The prosecutor’s office of Minsk is holding back information about their work regarding torture cases in the detention centre in Akrestsin Street in Minsk, the Legal Initiative press service reports.

Belarusian human rights activists sent the corresponding request to the prosecutor’s office in late September.

The data you are interested in are classified. The requirements set out in the appeal cannot be met,” the response signed by Minsk Deputy Prosecutor Kazimir Kezhun reads.

In accordance with the law on the prosecutor’s office, a prosecutor must act publicly and openly. Therefore, if there is a relevant public request, proper information must be provided. The attempt to hide the information speaks of only one thing: the prosecutor’s office has done nothing,” Viktoryia Fyodarava, head of the Legal Initiative, believes.

On August 26, an interdepartmental commission was set up to probe into police abuse cases reported by citizens. More than 1,000 persons filed complaints against siloviki’s violence. However, there have been no public reports on the work of the commission yet.

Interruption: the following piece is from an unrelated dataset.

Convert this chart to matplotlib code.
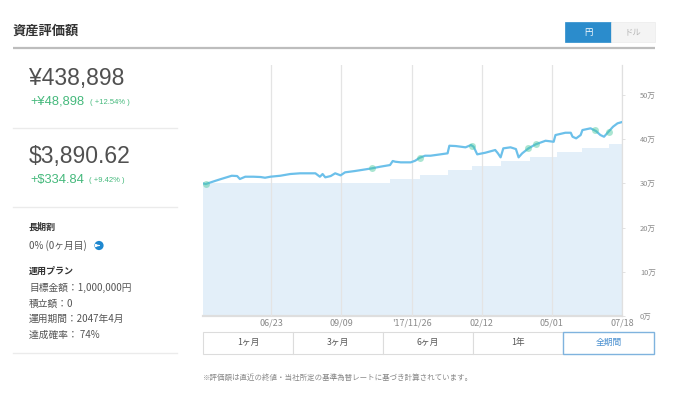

In early September, Belarusian human rights activists sent 47 complaints to the UN Human Rights Committee about victims of torture. They presented evidence that for several days, starting on August 9, law enforcement officers across the country in various law enforcement agencies deliberately inflicted severe pain, as well as physical and moral suffering on citizens.

Then, UN human rights experts called on Belarus to stop torturing detainees and bring to justice police officers who reportedly have been humiliating and beating protesters in their custody with impunity; they said they got information on 450 documented cases of torture and ill-treatment of people.

According to Gerard Staberok, Secretary General of the World Organisation for the Prevention of Torture (OMCT), the steps the Belarusian authorities took in the wake of the 2020 presidential election can be considered as carefully planned acts by the nature of crimes against humanity.